* begin INFORMATION SUPPLIED *
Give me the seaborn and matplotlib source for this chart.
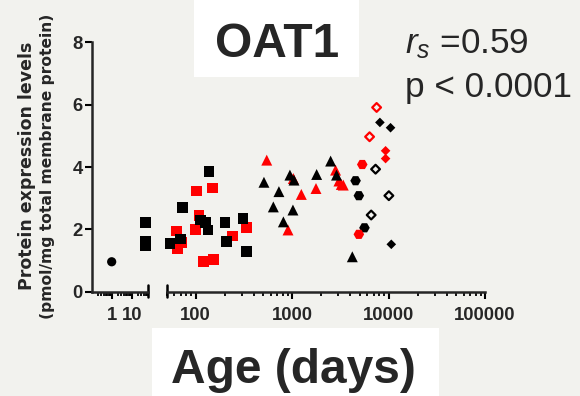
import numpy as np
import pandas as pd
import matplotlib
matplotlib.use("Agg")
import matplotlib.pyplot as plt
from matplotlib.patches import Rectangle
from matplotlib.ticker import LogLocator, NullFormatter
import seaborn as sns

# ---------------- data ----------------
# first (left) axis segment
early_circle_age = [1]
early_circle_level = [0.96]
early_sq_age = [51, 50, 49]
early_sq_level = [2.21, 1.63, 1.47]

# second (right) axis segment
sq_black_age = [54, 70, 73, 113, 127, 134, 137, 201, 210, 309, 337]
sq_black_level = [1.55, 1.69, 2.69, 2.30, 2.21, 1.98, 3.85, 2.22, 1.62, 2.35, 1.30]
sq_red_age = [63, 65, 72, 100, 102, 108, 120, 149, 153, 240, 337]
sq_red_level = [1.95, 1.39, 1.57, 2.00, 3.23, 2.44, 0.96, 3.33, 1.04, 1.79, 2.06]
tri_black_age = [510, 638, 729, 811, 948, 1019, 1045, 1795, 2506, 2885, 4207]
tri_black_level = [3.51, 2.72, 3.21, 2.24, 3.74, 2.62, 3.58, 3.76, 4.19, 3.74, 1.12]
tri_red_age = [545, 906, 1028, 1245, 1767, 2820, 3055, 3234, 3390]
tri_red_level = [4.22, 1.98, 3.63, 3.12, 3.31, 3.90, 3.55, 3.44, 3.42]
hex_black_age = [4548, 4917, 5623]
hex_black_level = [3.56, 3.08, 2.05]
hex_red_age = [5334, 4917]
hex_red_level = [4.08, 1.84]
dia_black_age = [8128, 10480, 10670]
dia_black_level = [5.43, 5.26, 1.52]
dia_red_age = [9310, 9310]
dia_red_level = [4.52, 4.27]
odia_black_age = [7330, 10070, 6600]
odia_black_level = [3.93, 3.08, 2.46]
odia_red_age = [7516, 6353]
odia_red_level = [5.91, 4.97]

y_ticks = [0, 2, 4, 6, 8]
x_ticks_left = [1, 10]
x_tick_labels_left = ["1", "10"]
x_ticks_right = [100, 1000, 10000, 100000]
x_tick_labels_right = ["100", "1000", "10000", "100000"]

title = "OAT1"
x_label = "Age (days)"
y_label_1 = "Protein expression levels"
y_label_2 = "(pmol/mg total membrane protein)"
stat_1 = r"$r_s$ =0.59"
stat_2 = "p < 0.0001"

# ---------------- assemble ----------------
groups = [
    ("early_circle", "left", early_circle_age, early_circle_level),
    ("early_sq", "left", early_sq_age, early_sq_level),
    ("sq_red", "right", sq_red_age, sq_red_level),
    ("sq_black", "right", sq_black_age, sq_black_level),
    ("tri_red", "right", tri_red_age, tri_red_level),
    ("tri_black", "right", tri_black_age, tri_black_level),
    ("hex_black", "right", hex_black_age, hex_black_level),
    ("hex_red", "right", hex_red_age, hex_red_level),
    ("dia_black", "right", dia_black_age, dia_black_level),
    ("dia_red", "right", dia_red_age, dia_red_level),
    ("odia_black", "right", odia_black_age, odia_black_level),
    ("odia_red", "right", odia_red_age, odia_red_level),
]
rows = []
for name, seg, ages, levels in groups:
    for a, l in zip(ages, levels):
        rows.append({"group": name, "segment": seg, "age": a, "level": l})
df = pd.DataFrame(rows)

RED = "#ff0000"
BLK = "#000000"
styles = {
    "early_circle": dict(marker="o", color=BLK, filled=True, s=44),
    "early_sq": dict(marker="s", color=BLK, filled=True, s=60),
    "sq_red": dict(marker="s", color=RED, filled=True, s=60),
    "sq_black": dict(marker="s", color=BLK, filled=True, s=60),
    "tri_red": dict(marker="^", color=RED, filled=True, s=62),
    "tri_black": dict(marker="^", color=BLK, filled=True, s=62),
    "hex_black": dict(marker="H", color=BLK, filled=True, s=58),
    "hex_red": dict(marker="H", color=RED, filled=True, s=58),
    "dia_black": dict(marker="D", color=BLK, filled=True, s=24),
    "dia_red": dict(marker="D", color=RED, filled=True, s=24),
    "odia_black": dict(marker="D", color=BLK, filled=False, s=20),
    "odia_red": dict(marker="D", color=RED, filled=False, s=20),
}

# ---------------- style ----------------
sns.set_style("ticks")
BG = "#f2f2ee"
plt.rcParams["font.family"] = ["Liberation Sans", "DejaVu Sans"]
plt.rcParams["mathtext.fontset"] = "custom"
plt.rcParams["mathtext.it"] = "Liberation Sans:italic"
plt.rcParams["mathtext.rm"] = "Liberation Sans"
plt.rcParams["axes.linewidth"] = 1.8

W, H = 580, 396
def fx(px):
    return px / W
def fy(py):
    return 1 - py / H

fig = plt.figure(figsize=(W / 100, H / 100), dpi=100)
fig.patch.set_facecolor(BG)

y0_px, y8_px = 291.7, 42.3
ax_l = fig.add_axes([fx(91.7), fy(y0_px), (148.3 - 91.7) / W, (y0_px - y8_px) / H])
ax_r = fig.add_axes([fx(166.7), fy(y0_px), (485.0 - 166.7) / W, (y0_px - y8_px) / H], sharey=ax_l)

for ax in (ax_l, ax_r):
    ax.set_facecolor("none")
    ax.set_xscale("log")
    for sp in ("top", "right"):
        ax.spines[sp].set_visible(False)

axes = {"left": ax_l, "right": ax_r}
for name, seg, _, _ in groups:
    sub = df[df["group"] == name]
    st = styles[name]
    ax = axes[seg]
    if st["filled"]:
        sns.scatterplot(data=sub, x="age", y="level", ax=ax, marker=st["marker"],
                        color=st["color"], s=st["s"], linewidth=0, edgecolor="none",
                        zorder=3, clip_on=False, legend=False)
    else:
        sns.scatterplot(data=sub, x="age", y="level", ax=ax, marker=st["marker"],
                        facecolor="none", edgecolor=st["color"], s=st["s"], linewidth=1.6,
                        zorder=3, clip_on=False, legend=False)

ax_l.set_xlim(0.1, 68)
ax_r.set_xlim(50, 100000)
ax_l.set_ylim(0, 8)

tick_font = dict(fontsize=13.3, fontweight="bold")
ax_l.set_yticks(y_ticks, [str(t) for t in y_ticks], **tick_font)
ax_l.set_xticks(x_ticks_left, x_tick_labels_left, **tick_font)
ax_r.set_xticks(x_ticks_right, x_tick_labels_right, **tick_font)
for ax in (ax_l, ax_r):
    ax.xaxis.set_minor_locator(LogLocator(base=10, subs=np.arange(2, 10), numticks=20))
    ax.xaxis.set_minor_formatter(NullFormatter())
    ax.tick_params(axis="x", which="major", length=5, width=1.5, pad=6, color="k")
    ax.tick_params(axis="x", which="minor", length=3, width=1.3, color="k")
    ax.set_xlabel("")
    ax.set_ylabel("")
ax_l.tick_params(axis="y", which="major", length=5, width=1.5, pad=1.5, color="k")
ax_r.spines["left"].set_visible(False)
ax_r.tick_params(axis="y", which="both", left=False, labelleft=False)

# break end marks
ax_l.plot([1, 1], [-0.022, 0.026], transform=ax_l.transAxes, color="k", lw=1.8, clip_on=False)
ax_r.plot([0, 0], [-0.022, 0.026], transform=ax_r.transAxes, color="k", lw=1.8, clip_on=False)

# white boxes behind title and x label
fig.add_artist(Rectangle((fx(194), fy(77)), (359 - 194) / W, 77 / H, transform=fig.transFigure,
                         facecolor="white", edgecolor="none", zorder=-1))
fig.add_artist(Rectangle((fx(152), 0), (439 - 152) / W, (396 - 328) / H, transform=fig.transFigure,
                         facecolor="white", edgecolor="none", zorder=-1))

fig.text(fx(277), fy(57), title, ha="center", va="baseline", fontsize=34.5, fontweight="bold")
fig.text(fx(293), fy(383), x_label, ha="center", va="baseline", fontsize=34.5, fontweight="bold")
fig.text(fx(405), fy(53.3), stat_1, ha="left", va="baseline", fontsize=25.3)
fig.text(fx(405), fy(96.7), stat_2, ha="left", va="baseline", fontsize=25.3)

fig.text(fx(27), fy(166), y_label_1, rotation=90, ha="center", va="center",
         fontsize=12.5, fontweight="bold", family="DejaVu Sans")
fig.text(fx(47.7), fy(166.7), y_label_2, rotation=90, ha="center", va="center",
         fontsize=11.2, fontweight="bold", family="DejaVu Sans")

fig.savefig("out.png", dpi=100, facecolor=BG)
* end INFORMATION SUPPLIED *
*GIVEN INSTRUCTION*
Please extract exactly the lines of the data, from the first through the line containing "odia_red_level = [5.91, 4.97]", and add no pictures to the copy.

*RESULT FOR THIS EXERCISE*
Give me the seaborn and matplotlib source for this chart.
import numpy as np
import pandas as pd
import matplotlib
matplotlib.use("Agg")
import matplotlib.pyplot as plt
from matplotlib.patches import Rectangle
from matplotlib.ticker import LogLocator, NullFormatter
import seaborn as sns

# ---------------- data ----------------
# first (left) axis segment
early_circle_age = [1]
early_circle_level = [0.96]
early_sq_age = [51, 50, 49]
early_sq_level = [2.21, 1.63, 1.47]

# second (right) axis segment
sq_black_age = [54, 70, 73, 113, 127, 134, 137, 201, 210, 309, 337]
sq_black_level = [1.55, 1.69, 2.69, 2.30, 2.21, 1.98, 3.85, 2.22, 1.62, 2.35, 1.30]
sq_red_age = [63, 65, 72, 100, 102, 108, 120, 149, 153, 240, 337]
sq_red_level = [1.95, 1.39, 1.57, 2.00, 3.23, 2.44, 0.96, 3.33, 1.04, 1.79, 2.06]
tri_black_age = [510, 638, 729, 811, 948, 1019, 1045, 1795, 2506, 2885, 4207]
tri_black_level = [3.51, 2.72, 3.21, 2.24, 3.74, 2.62, 3.58, 3.76, 4.19, 3.74, 1.12]
tri_red_age = [545, 906, 1028, 1245, 1767, 2820, 3055, 3234, 3390]
tri_red_level = [4.22, 1.98, 3.63, 3.12, 3.31, 3.90, 3.55, 3.44, 3.42]
hex_black_age = [4548, 4917, 5623]
hex_black_level = [3.56, 3.08, 2.05]
hex_red_age = [5334, 4917]
hex_red_level = [4.08, 1.84]
dia_black_age = [8128, 10480, 10670]
dia_black_level = [5.43, 5.26, 1.52]
dia_red_age = [9310, 9310]
dia_red_level = [4.52, 4.27]
odia_black_age = [7330, 10070, 6600]
odia_black_level = [3.93, 3.08, 2.46]
odia_red_age = [7516, 6353]
odia_red_level = [5.91, 4.97]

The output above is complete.